Under a 1997 Russian law on valuable items displaced in WWII, everything taken out of Germany and other countries during the war and shortly afterward is viewed as legal compensation for the cultural losses the Soviet Union suffered from the Nazis. But some European nations, including Germany, said the treasures were war trophies and had to be returned.

"There will be no restitution as such," Culture Minister Alexander Sokolov said. "We are talking about so-called compensatory restitution."

Sokolov said restitution had already taken place, when cultural artifacts transported from Soviet museums in the war years to Germany were returned immediately after 1945. He added that the two countries were discussing compensatory restitution, which meant compensating for valuables lost in Germany with German cultural items equal in value.
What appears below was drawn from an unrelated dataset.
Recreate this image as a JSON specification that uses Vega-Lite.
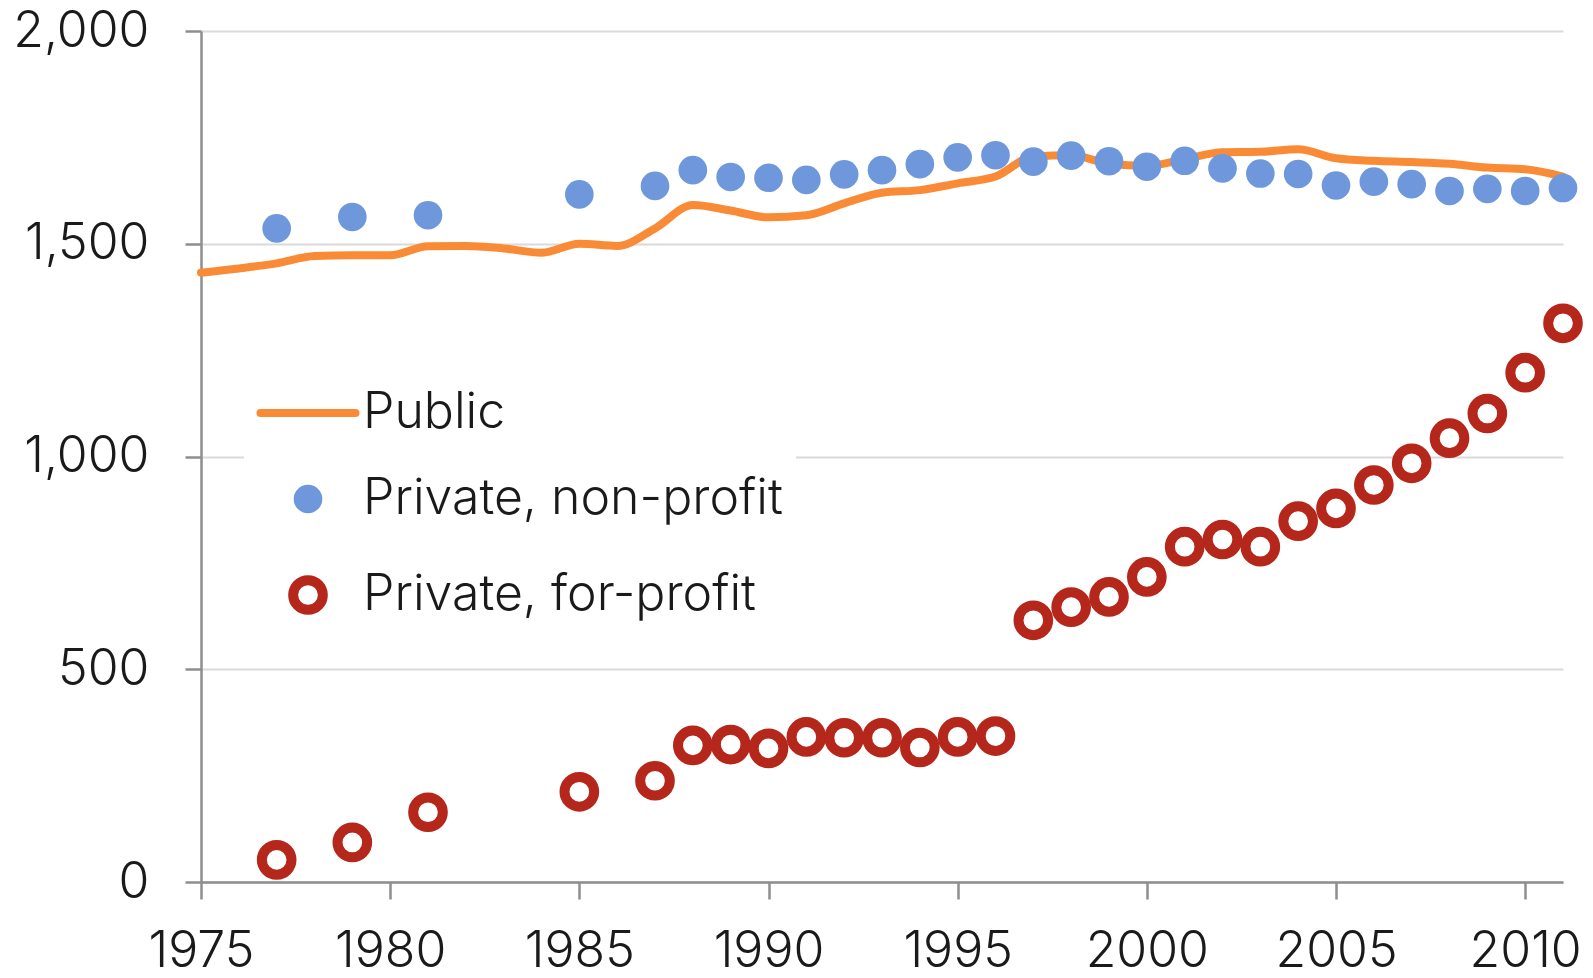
{
  "$schema": "https://vega.github.io/schema/vega-lite/v6.json",
  "width": 1362,
  "height": 851,
  "autosize": {"type": "none"},
  "padding": {"left": 201, "top": 31, "right": 30, "bottom": 96},
  "background": "white",
  "config": {
    "view": {"stroke": null},
    "font": "Inter",
    "axis": {
      "labelFont": "Inter",
      "labelFontWeight": 300,
      "labelFontSize": 50,
      "labelColor": "#1a1a1a",
      "domainColor": "#8e8e8e",
      "domainWidth": 2.5,
      "tickColor": "#8e8e8e",
      "tickWidth": 2.5,
      "gridColor": "#dadada",
      "gridWidth": 2,
      "title": null
    }
  },
  "data": {
    "values": [
      {"year": 1975, "type": "Public", "value": 1432},
      {"year": 1976, "type": "Public", "value": 1442},
      {"year": 1977, "type": "Public", "value": 1454},
      {"year": 1978, "type": "Public", "value": 1471},
      {"year": 1979, "type": "Public", "value": 1473},
      {"year": 1980, "type": "Public", "value": 1473},
      {"year": 1981, "type": "Public", "value": 1494},
      {"year": 1982, "type": "Public", "value": 1495},
      {"year": 1983, "type": "Public", "value": 1489},
      {"year": 1984, "type": "Public", "value": 1479},
      {"year": 1985, "type": "Public", "value": 1500},
      {"year": 1986, "type": "Public", "value": 1495},
      {"year": 1987, "type": "Public", "value": 1536},
      {"year": 1988, "type": "Public", "value": 1591},
      {"year": 1989, "type": "Public", "value": 1578},
      {"year": 1990, "type": "Public", "value": 1562},
      {"year": 1991, "type": "Public", "value": 1567},
      {"year": 1992, "type": "Public", "value": 1595},
      {"year": 1993, "type": "Public", "value": 1620},
      {"year": 1994, "type": "Public", "value": 1626},
      {"year": 1995, "type": "Public", "value": 1642},
      {"year": 1996, "type": "Public", "value": 1658},
      {"year": 1997, "type": "Public", "value": 1705},
      {"year": 1998, "type": "Public", "value": 1708},
      {"year": 1999, "type": "Public", "value": 1688},
      {"year": 2000, "type": "Public", "value": 1683},
      {"year": 2001, "type": "Public", "value": 1699},
      {"year": 2002, "type": "Public", "value": 1715},
      {"year": 2003, "type": "Public", "value": 1716},
      {"year": 2004, "type": "Public", "value": 1722},
      {"year": 2005, "type": "Public", "value": 1701},
      {"year": 2006, "type": "Public", "value": 1695},
      {"year": 2007, "type": "Public", "value": 1692},
      {"year": 2008, "type": "Public", "value": 1688},
      {"year": 2009, "type": "Public", "value": 1679},
      {"year": 2010, "type": "Public", "value": 1675},
      {"year": 2011, "type": "Public", "value": 1658},
      {"year": 1977, "type": "Private, non-profit", "value": 1536},
      {"year": 1979, "type": "Private, non-profit", "value": 1563},
      {"year": 1981, "type": "Private, non-profit", "value": 1567},
      {"year": 1985, "type": "Private, non-profit", "value": 1616},
      {"year": 1987, "type": "Private, non-profit", "value": 1636},
      {"year": 1988, "type": "Private, non-profit", "value": 1673},
      {"year": 1989, "type": "Private, non-profit", "value": 1657},
      {"year": 1990, "type": "Private, non-profit", "value": 1655},
      {"year": 1991, "type": "Private, non-profit", "value": 1650},
      {"year": 1992, "type": "Private, non-profit", "value": 1663},
      {"year": 1993, "type": "Private, non-profit", "value": 1673},
      {"year": 1994, "type": "Private, non-profit", "value": 1687},
      {"year": 1995, "type": "Private, non-profit", "value": 1703},
      {"year": 1996, "type": "Private, non-profit", "value": 1708},
      {"year": 1997, "type": "Private, non-profit", "value": 1693},
      {"year": 1998, "type": "Private, non-profit", "value": 1707},
      {"year": 1999, "type": "Private, non-profit", "value": 1694},
      {"year": 2000, "type": "Private, non-profit", "value": 1681},
      {"year": 2001, "type": "Private, non-profit", "value": 1695},
      {"year": 2002, "type": "Private, non-profit", "value": 1677},
      {"year": 2003, "type": "Private, non-profit", "value": 1665},
      {"year": 2004, "type": "Private, non-profit", "value": 1664},
      {"year": 2005, "type": "Private, non-profit", "value": 1637},
      {"year": 2006, "type": "Private, non-profit", "value": 1646},
      {"year": 2007, "type": "Private, non-profit", "value": 1640},
      {"year": 2008, "type": "Private, non-profit", "value": 1624},
      {"year": 2009, "type": "Private, non-profit", "value": 1629},
      {"year": 2010, "type": "Private, non-profit", "value": 1624},
      {"year": 2011, "type": "Private, non-profit", "value": 1631},
      {"year": 1977, "type": "Private, for-profit", "value": 52},
      {"year": 1979, "type": "Private, for-profit", "value": 93},
      {"year": 1981, "type": "Private, for-profit", "value": 164},
      {"year": 1985, "type": "Private, for-profit", "value": 212},
      {"year": 1987, "type": "Private, for-profit", "value": 238},
      {"year": 1988, "type": "Private, for-profit", "value": 321},
      {"year": 1989, "type": "Private, for-profit", "value": 323},
      {"year": 1990, "type": "Private, for-profit", "value": 314},
      {"year": 1991, "type": "Private, for-profit", "value": 341},
      {"year": 1992, "type": "Private, for-profit", "value": 339},
      {"year": 1993, "type": "Private, for-profit", "value": 339},
      {"year": 1994, "type": "Private, for-profit", "value": 316},
      {"year": 1995, "type": "Private, for-profit", "value": 341},
      {"year": 1996, "type": "Private, for-profit", "value": 343},
      {"year": 1997, "type": "Private, for-profit", "value": 615},
      {"year": 1998, "type": "Private, for-profit", "value": 646},
      {"year": 1999, "type": "Private, for-profit", "value": 670},
      {"year": 2000, "type": "Private, for-profit", "value": 717},
      {"year": 2001, "type": "Private, for-profit", "value": 788},
      {"year": 2002, "type": "Private, for-profit", "value": 805},
      {"year": 2003, "type": "Private, for-profit", "value": 788},
      {"year": 2004, "type": "Private, for-profit", "value": 848},
      {"year": 2005, "type": "Private, for-profit", "value": 878},
      {"year": 2006, "type": "Private, for-profit", "value": 933},
      {"year": 2007, "type": "Private, for-profit", "value": 984},
      {"year": 2008, "type": "Private, for-profit", "value": 1043},
      {"year": 2009, "type": "Private, for-profit", "value": 1101},
      {"year": 2010, "type": "Private, for-profit", "value": 1197},
      {"year": 2011, "type": "Private, for-profit", "value": 1313}
    ]
  },
  "encoding": {
    "x": {
      "field": "year",
      "type": "quantitative",
      "scale": {"domain": [1975, 2011], "nice": false, "zero": false},
      "axis": {
        "values": [1975, 1980, 1985, 1990, 1995, 2000, 2005, 2010],
        "format": "d",
        "grid": false,
        "tickSize": 17,
        "labelPadding": 27,
        "labelFlush": false,
        "labelOverlap": false
      }
    },
    "y": {
      "field": "value",
      "type": "quantitative",
      "scale": {"domain": [0, 2000], "nice": false},
      "axis": {
        "values": [0, 500, 1000, 1500, 2000],
        "format": ",d",
        "grid": true,
        "tickSize": 16,
        "labelPadding": 36,
        "labelOverlap": false
      }
    },
    "color": {
      "field": "type",
      "type": "nominal",
      "scale": {
        "domain": ["Public", "Private, non-profit", "Private, for-profit"],
        "range": ["#FA8B36", "#6F98DC", "#B5261B"]
      },
      "legend": {
        "orient": "none",
        "legendX": 43,
        "legendY": 344,
        "title": null,
        "fillColor": "white",
        "padding": 13,
        "labelFont": "Inter",
        "labelFontWeight": 300,
        "labelFontSize": 50,
        "labelColor": "#1a1a1a",
        "labelOffset": 30,
        "symbolOffset": 26,
        "labelLimit": 0,
        "rowPadding": 36,
        "symbolOpacity": 1,
        "encode": {
          "symbols": {
            "update": {
              "shape": {"signal": "datum.value === 'Public' ? 'stroke' : 'circle'"},
              "size": {"signal": "datum.value === 'Public' ? 9025 : (datum.value === 'Private, for-profit' ? 880 : 820)"},
              "strokeWidth": {"signal": "datum.value === 'Public' ? 8 : (datum.value === 'Private, for-profit' ? 10 : 0)"},
              "fill": {"signal": "datum.value === 'Public' ? 'transparent' : (datum.value === 'Private, for-profit' ? 'white' : '#6F98DC')"},
              "fillOpacity": {"signal": "datum.value === 'Private, non-profit' ? 1 : 0"},
              "stroke": {"signal": "datum.value === 'Public' ? '#FA8B36' : (datum.value === 'Private, for-profit' ? '#B5261B' : 'transparent')"},
              "strokeCap": {"value": "round"},
              "opacity": {"value": 1}
            }
          }
        }
      }
    }
  },
  "layer": [
    {
      "transform": [{"filter": "datum.type === 'Public'"}],
      "mark": {"type": "line", "interpolate": "monotone", "strokeWidth": 8, "strokeCap": "round", "strokeJoin": "round"}
    },
    {
      "transform": [{"filter": "datum.type === 'Private, non-profit'"}],
      "mark": {"type": "circle", "size": 820, "opacity": 1}
    },
    {
      "transform": [{"filter": "datum.type === 'Private, for-profit'"}],
      "mark": {"type": "point", "shape": "circle", "filled": false, "fill": "white", "size": 880, "strokeWidth": 10, "opacity": 1}
    }
  ]
}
In June 2005, Anatoly Vilkov, deputy director of the Federal Cultural Heritage Service, said the overwhelming majority of earlier "displaced valuables" - 1,830,000 works of art, archives and books - had been taken back to eastern Germany in the 1950s.

Vilkov said 247,000 artworks, 255,000 archives and more than a million books remained in Russia's federal property.
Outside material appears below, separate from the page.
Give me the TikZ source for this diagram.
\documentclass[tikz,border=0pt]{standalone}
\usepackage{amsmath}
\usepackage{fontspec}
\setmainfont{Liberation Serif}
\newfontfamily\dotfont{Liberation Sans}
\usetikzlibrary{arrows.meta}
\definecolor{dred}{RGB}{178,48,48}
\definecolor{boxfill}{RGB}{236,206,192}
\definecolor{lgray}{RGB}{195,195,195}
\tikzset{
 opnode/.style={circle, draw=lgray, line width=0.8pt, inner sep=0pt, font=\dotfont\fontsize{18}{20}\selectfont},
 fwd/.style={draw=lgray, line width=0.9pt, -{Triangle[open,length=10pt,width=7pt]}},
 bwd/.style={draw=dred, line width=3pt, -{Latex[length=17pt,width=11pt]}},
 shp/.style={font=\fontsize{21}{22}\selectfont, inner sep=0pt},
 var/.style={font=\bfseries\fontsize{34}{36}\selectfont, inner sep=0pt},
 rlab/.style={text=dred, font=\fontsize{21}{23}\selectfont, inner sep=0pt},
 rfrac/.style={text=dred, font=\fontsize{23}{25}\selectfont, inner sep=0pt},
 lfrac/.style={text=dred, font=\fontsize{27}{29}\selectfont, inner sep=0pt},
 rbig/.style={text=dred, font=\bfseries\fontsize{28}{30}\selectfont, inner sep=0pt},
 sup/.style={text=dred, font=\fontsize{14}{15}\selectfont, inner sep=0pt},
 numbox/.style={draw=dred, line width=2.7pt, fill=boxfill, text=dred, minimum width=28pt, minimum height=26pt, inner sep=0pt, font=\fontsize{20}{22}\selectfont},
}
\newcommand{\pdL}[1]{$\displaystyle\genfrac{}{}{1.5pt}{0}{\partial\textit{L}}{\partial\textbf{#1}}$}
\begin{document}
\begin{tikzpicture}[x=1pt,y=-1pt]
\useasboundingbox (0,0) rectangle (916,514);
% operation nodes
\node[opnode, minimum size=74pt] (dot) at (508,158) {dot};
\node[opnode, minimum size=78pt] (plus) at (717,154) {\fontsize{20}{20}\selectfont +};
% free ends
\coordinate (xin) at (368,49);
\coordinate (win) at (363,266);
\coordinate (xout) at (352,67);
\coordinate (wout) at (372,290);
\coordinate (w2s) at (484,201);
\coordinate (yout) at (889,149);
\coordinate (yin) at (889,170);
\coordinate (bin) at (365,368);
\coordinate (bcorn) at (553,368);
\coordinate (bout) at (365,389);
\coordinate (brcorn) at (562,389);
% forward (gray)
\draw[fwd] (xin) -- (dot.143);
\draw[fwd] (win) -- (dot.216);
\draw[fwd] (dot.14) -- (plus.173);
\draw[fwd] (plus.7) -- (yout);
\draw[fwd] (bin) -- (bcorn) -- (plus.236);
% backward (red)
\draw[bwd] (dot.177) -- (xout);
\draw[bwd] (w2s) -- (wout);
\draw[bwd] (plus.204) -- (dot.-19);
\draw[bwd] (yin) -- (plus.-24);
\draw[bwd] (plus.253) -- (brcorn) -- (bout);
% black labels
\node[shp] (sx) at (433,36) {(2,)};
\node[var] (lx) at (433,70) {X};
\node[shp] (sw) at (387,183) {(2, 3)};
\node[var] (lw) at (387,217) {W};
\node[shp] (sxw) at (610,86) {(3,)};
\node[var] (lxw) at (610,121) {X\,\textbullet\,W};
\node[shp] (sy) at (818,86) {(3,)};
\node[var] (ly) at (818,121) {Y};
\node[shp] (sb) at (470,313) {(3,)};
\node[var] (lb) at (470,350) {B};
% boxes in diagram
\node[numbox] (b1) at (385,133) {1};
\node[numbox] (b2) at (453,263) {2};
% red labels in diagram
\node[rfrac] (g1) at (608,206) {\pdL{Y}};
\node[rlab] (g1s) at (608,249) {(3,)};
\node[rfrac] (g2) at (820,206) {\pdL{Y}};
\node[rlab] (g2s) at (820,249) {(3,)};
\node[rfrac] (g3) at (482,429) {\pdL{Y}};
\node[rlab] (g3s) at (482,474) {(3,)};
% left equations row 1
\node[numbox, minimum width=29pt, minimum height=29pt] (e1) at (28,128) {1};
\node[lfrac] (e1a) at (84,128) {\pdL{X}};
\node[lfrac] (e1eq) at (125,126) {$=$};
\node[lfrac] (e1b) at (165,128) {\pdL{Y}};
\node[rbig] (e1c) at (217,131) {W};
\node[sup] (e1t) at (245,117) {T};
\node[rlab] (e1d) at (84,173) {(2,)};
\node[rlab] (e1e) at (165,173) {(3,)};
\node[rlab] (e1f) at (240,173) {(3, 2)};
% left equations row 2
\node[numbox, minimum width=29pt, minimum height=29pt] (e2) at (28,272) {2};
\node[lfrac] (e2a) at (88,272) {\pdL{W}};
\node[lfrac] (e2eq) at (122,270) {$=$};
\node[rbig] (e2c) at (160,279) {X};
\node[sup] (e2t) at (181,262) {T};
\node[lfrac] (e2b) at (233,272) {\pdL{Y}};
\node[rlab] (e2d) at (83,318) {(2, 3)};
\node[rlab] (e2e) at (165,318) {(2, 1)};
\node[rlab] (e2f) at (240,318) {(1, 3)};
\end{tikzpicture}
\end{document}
In summer 2002, Russia returned 111 stained glass windows from the 14th century Church of St. Mary (Marienkirche) in eastern Germany, and Russian officials said in April that another six windows discovered in the Pushkin Museum of Fine Arts in Moscow would also be given back to Germany.

Another valuable, the Baldin collection, seized by the Soviet Union at the end of WWII, has provoked more controversy in relations between Russia and Germany in recent years.

The collection - taken by Captain Viktor Baldin from the basement of a German castle and brought to the Soviet Union - includes 364 works from the 16th-20th centuries by artists including Titian, Rembrandt, Durer, Rubens, Delacroix, Boucher, Corot, Manet, Van Gogh, and Toulouse-Lautrec.

In 1991, the collection was transferred to the Soviet Culture Ministry, then headed by Nikolai Gubenko, who was against returning any cultural treasures. The collection was given to St. Petersburg's State Hermitage Museum, which put it on display and published a catalogue.

A year later the state commission on restitution of cultural treasures decided to return the Baldin part of the Bremen Kunsthalle's collection to the German government.

Then-culture minister Mikhail Shvydkoi set a deadline of March 29, 2003, for returning the collection. However, a group of self-styled "patriots" led by Gubenko managed to block the deal.

Vilkov said that Russia had no right to keep the collection because Baldin, did not own the collection under the law when he donated it.

Minister Sokolov said in May that negotiations with his German counterpart in Tomsk in April had brought no result, and added that experts were now handling the matter.

In July, Sokolov said there would be no massive return of "displaced valuables" to Germany.